Central to any radical politics in Australia must be opposition to these neo-colonial relations, defence of asylum seekers and migrants, and the development of No One Is Illegal perspectives. Unfortunately, from what I could see, despite a lively asylum seekers rights movement this is still very much a minority current on the left in ‘Australia.’ This highlighted for me how central to any project of radical social transformation is challenging both settler colonialism and racist and class-based border regimes.

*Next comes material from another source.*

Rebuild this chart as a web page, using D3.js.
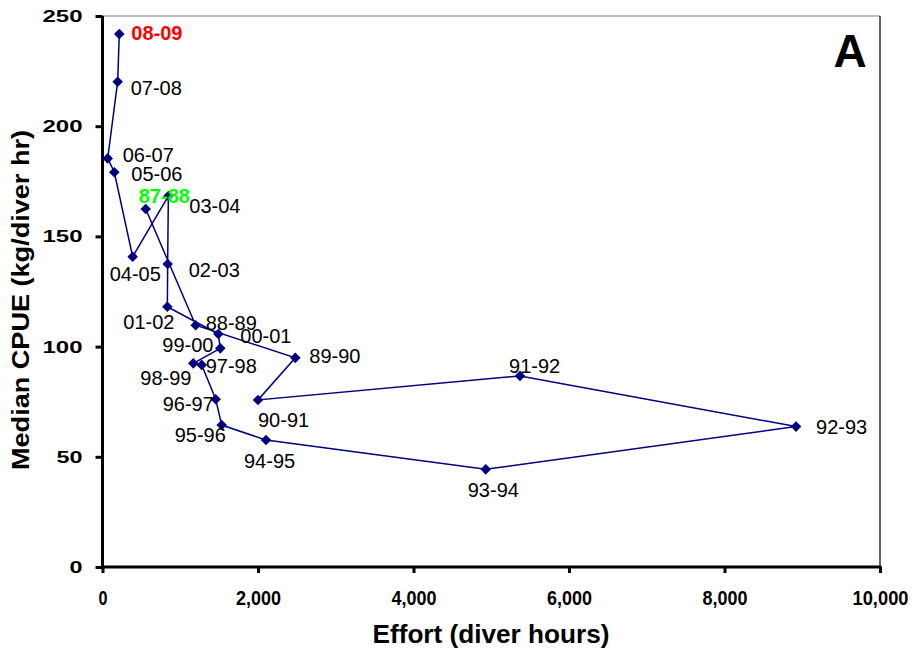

While we were in ‘Australia’ the neo-liberal austerity politics of the right-wing Liberal-National Coalition Tony Abbot government provoked a storm of outrage in the March in March movement that brought close to 100,000 people into the streets across the country. Just before we left Australia we had the opportunity to join with tens of thousands of union members and social justice activists from various communities in the long-standing union organized May Day march in Sydney. The ranks for this march were swelled by the upsurge of activism against the Abbot government. We marched with a lively labour-based asylum seekers rights group. While I was able to clearly identify a number of revolutionary socialist groups on the march it was only at the end that I saw the red and black flags of an anarchist-communist contingent that included the banners “No More Petitioning” and “Down With the Political Class.’ I was left wishing that the unions in ‘Canada’ would organize similar May Day marches like the unions in Quebec used to do.

Leaving ‘Australia’  I took what I learned with me and, of course, the struggle and the learning continues!